The best sales cadence isn't a magic number of emails — it's the right mix of channels, spacing, and clean data. Here are the frameworks, timing, and templates that actually book meetings in 2026.

Jun 18, 2026 8 min read 1,754 words
Best Sales Cadence in 2026: Steps, Timing & Examples

TL;DR

  • The best sales cadence is a multi-channel sequence of 8–14 touches over 2–4 weeks that mixes email, phone, and LinkedIn — not a single channel hammered repeatedly.
  • Spacing matters more than volume: front-load value, leave 2–4 business days between touches, and stop when you hit a clear "no."
  • Reply rates collapse when your list is dirty. Verified, accurately matched contact data is the single biggest lever on cadence performance.
  • Personalization beats automation at the top of the funnel; automation keeps the cadence consistent at the bottom.
  • Below you'll find a side-by-side framework comparison, a 12-touch template, and timing rules you can copy today.

What is a sales cadence?#

A sales cadence is the scheduled sequence of touchpoints a rep uses to reach a prospect — the "when, where, and how" of outreach. Think of it like a fitness program: one workout does nothing, but a structured plan repeated over weeks produces results. A cadence does the same thing for outbound, turning scattered emails and calls into a repeatable system.

The terms "cadence" and "sequence" are used interchangeably by most teams. Both describe the same thing: a defined series of steps — email, call, LinkedIn touch, voicemail — spaced across days, with rules for what to send and when to stop. According to HubSpot's sales research, it takes an average of multiple touches to connect with a prospect, which is exactly why a one-and-done email almost never works.

The "best" sales cadence is the one matched to your buyer, your channel mix, and — critically — the quality of your contact data. A perfect sequence sent to a stale list still bounces.

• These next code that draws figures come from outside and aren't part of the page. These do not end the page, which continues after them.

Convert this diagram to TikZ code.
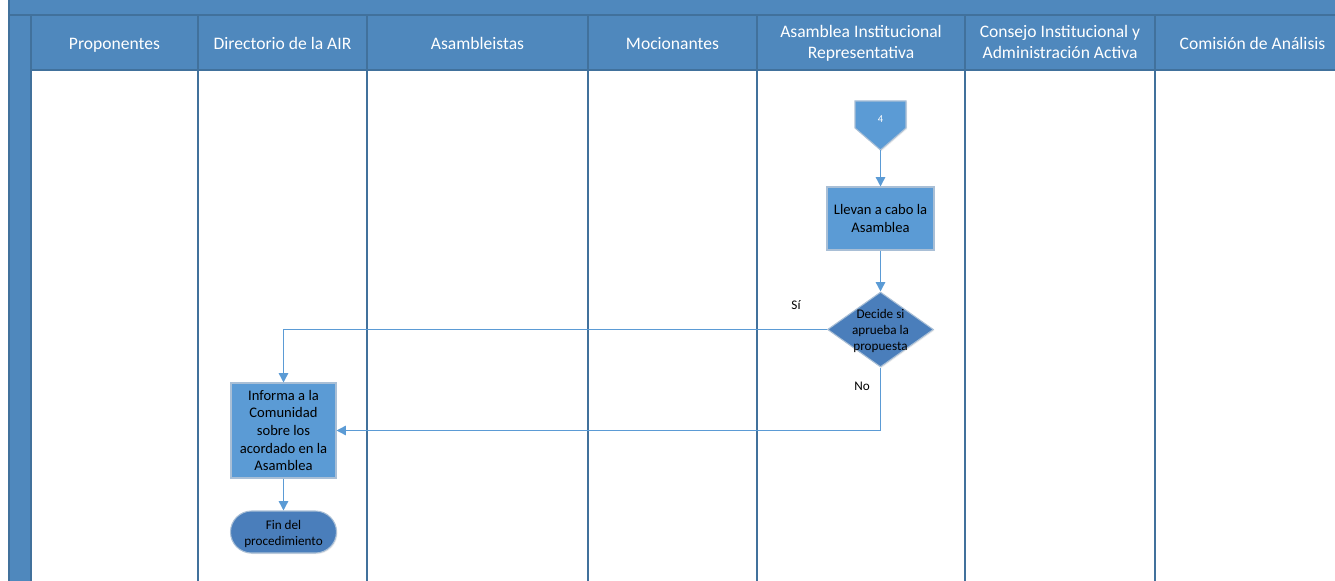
\documentclass[tikz,border=0pt]{standalone}
\usepackage{fontspec}
\setmainfont{Carlito}
\usepackage{xcolor}
\usetikzlibrary{positioning,shapes.geometric,arrows.meta,shadows}

\definecolor{poolblue}{HTML}{4F88BD}
\definecolor{laneedge}{HTML}{41719C}
\definecolor{stepblue}{HTML}{5B9BD5}
\definecolor{decblue}{HTML}{4A7EBB}
\definecolor{stepedge}{HTML}{A9BFD6}

\tikzset{
	lanehead/.style={text=white, align=center, font=\fontsize{10}{12.3}\selectfont, execute at begin node=\strut, execute at end node=\strut},
	laneline/.style={draw=laneedge, line width=0.8pt},
	softshadow/.style={drop shadow={opacity=0.15, shadow xshift=0.6pt, shadow yshift=-0.6pt}},
	process/.style={rectangle, draw=stepedge, fill=stepblue, line width=0.6pt, align=center, inner sep=1pt, font=\fontsize{8.3}{10}\selectfont, softshadow},
	decision/.style={diamond, draw=stepedge, fill=decblue, line width=0.6pt, minimum width=2.12cm, minimum height=1.5cm, inner sep=0pt, softshadow},
	terminal/.style={rectangle, rounded corners=0.42cm, draw=stepedge, fill=decblue, line width=0.6pt, align=center, minimum width=2.12cm, minimum height=0.84cm, font=\fontsize{7.5}{9}\selectfont, softshadow},
	smalltext/.style={align=center, font=\fontsize{7.5}{9}\selectfont},
	flow/.style={draw=stepblue, line width=0.85pt, -{Triangle[width=5.3pt,length=5.3pt]}}
}

\begin{document}
\begin{tikzpicture}[x=0.02cm, y=-0.02cm]
	\useasboundingbox (0,0) rectangle (1335,581);
	
	% Marco del diagrama
	\fill[white] (0,0) rectangle (1335,581);
	\fill[poolblue] (9,0) rectangle (1335,70);
	\fill[poolblue] (9,70) rectangle (31,581);
	\draw[laneline] (9,0) -- (9,581);
	\draw[laneline] (9,15) -- (1335,15);
	\draw[laneline] (31,70) -- (1335,70);
	
	% Carriles
	\foreach \xl in {31,198,367,588,757,965,1155} {
		\draw[laneline] (\xl,15) -- (\xl,581);
	}
	
	% Encabezados
	\foreach \xa/\xb/\name [count=\i] in {31/198/Proponentes, 198/367/Directorio de la AIR, 367/588/Asambleistas, 588/757/Mocionantes, 757/965/{Asamblea Institucional\\Representativa}, 965/1155/{Consejo Institucional y\\Administración Activa}, 1155/1350/Comisión de Análisis} {
		\node[lanehead] (h\i) at ({(\xa+\xb)/2},45) {\name};
	}
	
	% Conector de pagina
	\fill[stepblue, draw=stepedge, line width=0.6pt, softshadow] (855,101) -- (906,101) -- (906,128) -- (880.5,150) -- (855,128) -- cycle;
	\coordinate (c4tip) at (880.5,150);
	\node[text=white, font=\fontsize{6}{7}\selectfont] (c4) at (880.5,119) {4};
	
	% Actividades
	\node[process, minimum width=2.14cm, minimum height=1.26cm] (asam) at (880.5,218.5) {Llevan a cabo la\\Asamblea};
	\node[decision] (dec) at (880.5,329.5) {};
	\node[smalltext] (dectext) at (880.5,331) {Decide si\\aprueba la\\propuesta};
	\node[process, minimum width=2.1cm, minimum height=1.9cm] (info) at (283.5,430.5) {Informa a la\\Comunidad\\sobre los\\acordado en la\\Asamblea};
	\node[terminal] (fin) at (283.5,532) {};
	\node[smalltext] (fintext) at (283.5,534) {Fin del\\procedimiento};
	
	% Etiquetas
	\node[smalltext] (si) at (796,305) {Sí};
	\node[smalltext] (no) at (862,386) {No};
	
	% Flechas
	\draw[flow] (c4tip) -- (asam.north);
	\draw[flow] (asam.south) -- (dec.north);
	\draw[flow] (dec.west) -| (info.north);
	\draw[flow] (dec.south) |- (info.east);
	\draw[flow] (info.south) -- (fin.north);
\end{tikzpicture}
\end{document}
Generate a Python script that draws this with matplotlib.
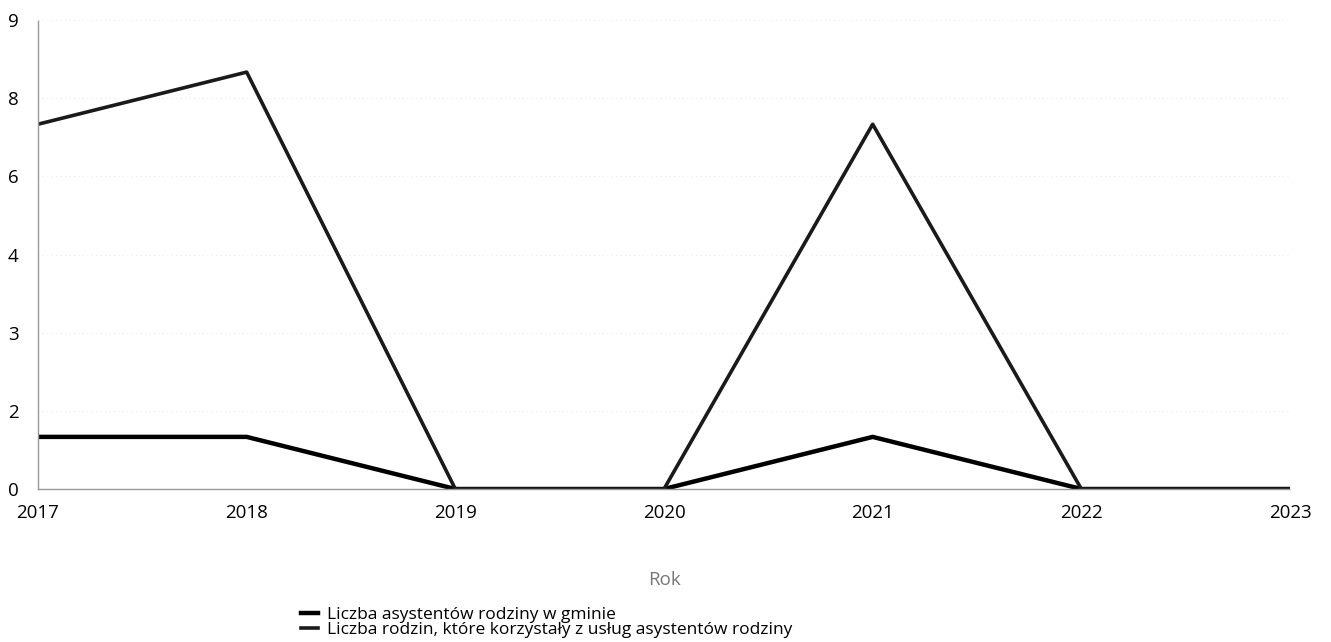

Expanding brain meme showing sales cadence sophistication escalating from one email to a full multi-touch sequence
Expanding brain meme showing sales cadence sophistication escalating from one email to a full multi-touch sequence

What makes the best sales cadence work?#

The best-performing cadences share a small set of traits. Here are the six that move the needle most:

  1. Multi-channel by default — Email alone caps out fast. Adding phone and LinkedIn lifts connect rates because you meet prospects where they actually pay attention.
  2. Front-loaded value — Your first two touches should give something (a relevant insight, a resource), not just ask for time. Pitch-first cadences get ignored.
  3. Deliberate spacing — 2–4 business days between touches keeps you persistent without becoming spam. Bunched touches read as desperation.
  4. A hard stop — The best cadences define an exit: a fixed number of touches or a clear disqualification signal. Chasing forever wastes rep hours.
  5. Personalization at the top — The first touch earns the open. Generic intros tank reply rates; a single relevant line about the prospect's company changes everything.
  6. Clean, verified data — Every step depends on reaching a real inbox and a real phone. Bad data silently kills even a flawless sequence.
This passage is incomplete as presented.